• Provided material:
•••
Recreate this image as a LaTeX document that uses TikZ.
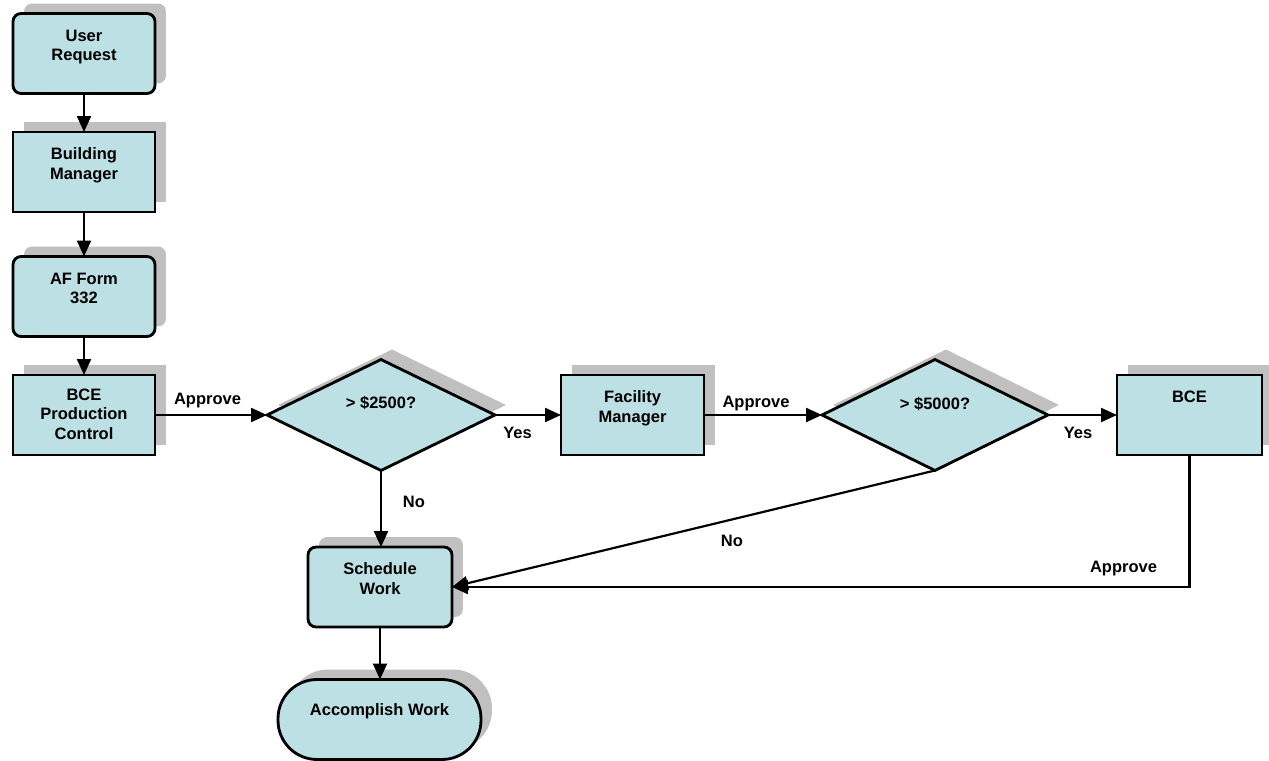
\documentclass[tikz,border=0pt]{standalone}
\usepackage{fontspec}
\setmainfont{Liberation Sans}
\usetikzlibrary{shapes.geometric,arrows.meta,shadows}
\definecolor{boxfill}{RGB}{188,224,228}
\definecolor{shadowgray}{RGB}{192,192,192}
\newcommand\boxfont{\fontsize{9.4}{11.3}\selectfont\bfseries}
\newcommand\boxtxt[3][0.55cm]{\parbox[c][1.6cm][t]{#2}{\centering\rule{0pt}{#1}#3\par}}
\tikzset{
  shad/.style={drop shadow={shadow xshift=0.22cm, shadow yshift=0.2cm, fill=shadowgray, opacity=1, shadow scale=1}},
  proc/.style={draw, line width=1.6pt, fill=boxfill, inner sep=0pt, outer sep=0pt, font=\boxfont, shad},
  rproc/.style={proc, rounded corners=0.16cm},
  term/.style={proc, rounded corners=0.78cm},
  dec/.style={diamond, draw, line width=1.6pt, fill=boxfill, inner sep=0pt, outer sep=0pt, shad},
  conn/.style={line width=1.25pt, -{Triangle[length=0.32cm,width=0.28cm]}},
  lbl/.style={font=\boxfont, inner sep=0pt, anchor=base},
}
\begin{document}
\begin{tikzpicture}[x=0.02cm, y=-0.02cm]
\useasboundingbox (0,0) rectangle (1269,761);
% boxes
\node[rproc] (ur) at (84,53.5) {\boxtxt{2.84cm}{User\\Request}};
\node[proc] (bm) at (84,172) {\boxtxt{2.84cm}{Building\\Manager}};
\node[rproc] (af) at (84,296.5) {\boxtxt{2.84cm}{AF Form\\332}};
\node[proc] (pc) at (84,415) {\boxtxt[0.5cm]{2.84cm}{BCE\\Production\\Control}};
\node[dec, minimum width=4.56cm, minimum height=2.22cm] (d1) at (381,415) {};
\node[proc] (fm) at (632.5,415) {\boxtxt{2.86cm}{Facility\\Manager}};
\node[dec, minimum width=4.52cm, minimum height=2.22cm] (d2) at (935,415) {};
\node[proc] (bce) at (1189.5,415) {\boxtxt{2.9cm}{BCE}};
\node[rproc] (sw) at (380,587) {\boxtxt{2.88cm}{Schedule\\Work}};
\node[term] (acc) at (379.5,719.5) {\boxtxt[0.72cm]{4.06cm}{Accomplish Work}};
% diamond texts
\node[lbl] (d1t) at (381,408) {> \$2500?};
\node[lbl] (d2t) at (935,409) {> \$5000?};
% connectors
\draw[conn] (ur.south) -- (bm.north);
\draw[conn] (bm.south) -- (af.north);
\draw[conn] (af.south) -- (pc.north);
\draw[conn] (pc.east) -- (d1.west);
\draw[conn] (d1.east) -- (fm.west);
\draw[conn] (fm.east) -- (d2.west);
\draw[conn] (d2.east) -- (bce.west);
\draw[conn] (d1.south) -- (d1.south |- sw.north);
\draw[conn] (d2.south) -- (sw.east);
\draw[conn] (bce.south) |- (sw.east);
\draw[conn] (sw.south) -- (sw.south |- acc.north);
% labels
\node[lbl] (a1) at (207.5,404) {Approve};
\node[lbl] (y1) at (517.5,438) {Yes};
\node[lbl] (n1) at (414,507) {No};
\node[lbl] (a2) at (756,407) {Approve};
\node[lbl] (y2) at (1078,438) {Yes};
\node[lbl] (n2) at (732,546) {No};
\node[lbl] (a3) at (1123.5,572) {Approve};
\end{tikzpicture}
\end{document}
•••
• Instruction: Transcribe all the lines above exactly, apart from the pictures.

• Answer to the task:
Recreate this image as a LaTeX document that uses TikZ.
\documentclass[tikz,border=0pt]{standalone}
\usepackage{fontspec}
\setmainfont{Liberation Sans}
\usetikzlibrary{shapes.geometric,arrows.meta,shadows}
\definecolor{boxfill}{RGB}{188,224,228}
\definecolor{shadowgray}{RGB}{192,192,192}
\newcommand\boxfont{\fontsize{9.4}{11.3}\selectfont\bfseries}
\newcommand\boxtxt[3][0.55cm]{\parbox[c][1.6cm][t]{#2}{\centering\rule{0pt}{#1}#3\par}}
\tikzset{
  shad/.style={drop shadow={shadow xshift=0.22cm, shadow yshift=0.2cm, fill=shadowgray, opacity=1, shadow scale=1}},
  proc/.style={draw, line width=1.6pt, fill=boxfill, inner sep=0pt, outer sep=0pt, font=\boxfont, shad},
  rproc/.style={proc, rounded corners=0.16cm},
  term/.style={proc, rounded corners=0.78cm},
  dec/.style={diamond, draw, line width=1.6pt, fill=boxfill, inner sep=0pt, outer sep=0pt, shad},
  conn/.style={line width=1.25pt, -{Triangle[length=0.32cm,width=0.28cm]}},
  lbl/.style={font=\boxfont, inner sep=0pt, anchor=base},
}
\begin{document}
\begin{tikzpicture}[x=0.02cm, y=-0.02cm]
\useasboundingbox (0,0) rectangle (1269,761);
% boxes
\node[rproc] (ur) at (84,53.5) {\boxtxt{2.84cm}{User\\Request}};
\node[proc] (bm) at (84,172) {\boxtxt{2.84cm}{Building\\Manager}};
\node[rproc] (af) at (84,296.5) {\boxtxt{2.84cm}{AF Form\\332}};
\node[proc] (pc) at (84,415) {\boxtxt[0.5cm]{2.84cm}{BCE\\Production\\Control}};
\node[dec, minimum width=4.56cm, minimum height=2.22cm] (d1) at (381,415) {};
\node[proc] (fm) at (632.5,415) {\boxtxt{2.86cm}{Facility\\Manager}};
\node[dec, minimum width=4.52cm, minimum height=2.22cm] (d2) at (935,415) {};
\node[proc] (bce) at (1189.5,415) {\boxtxt{2.9cm}{BCE}};
\node[rproc] (sw) at (380,587) {\boxtxt{2.88cm}{Schedule\\Work}};
\node[term] (acc) at (379.5,719.5) {\boxtxt[0.72cm]{4.06cm}{Accomplish Work}};
% diamond texts
\node[lbl] (d1t) at (381,408) {> \$2500?};
\node[lbl] (d2t) at (935,409) {> \$5000?};
% connectors
\draw[conn] (ur.south) -- (bm.north);
\draw[conn] (bm.south) -- (af.north);
\draw[conn] (af.south) -- (pc.north);
\draw[conn] (pc.east) -- (d1.west);
\draw[conn] (d1.east) -- (fm.west);
\draw[conn] (fm.east) -- (d2.west);
\draw[conn] (d2.east) -- (bce.west);
\draw[conn] (d1.south) -- (d1.south |- sw.north);
\draw[conn] (d2.south) -- (sw.east);
\draw[conn] (bce.south) |- (sw.east);
\draw[conn] (sw.south) -- (sw.south |- acc.north);
% labels
\node[lbl] (a1) at (207.5,404) {Approve};
\node[lbl] (y1) at (517.5,438) {Yes};
\node[lbl] (n1) at (414,507) {No};
\node[lbl] (a2) at (756,407) {Approve};
\node[lbl] (y2) at (1078,438) {Yes};
\node[lbl] (n2) at (732,546) {No};
\node[lbl] (a3) at (1123.5,572) {Approve};
\end{tikzpicture}
\end{document}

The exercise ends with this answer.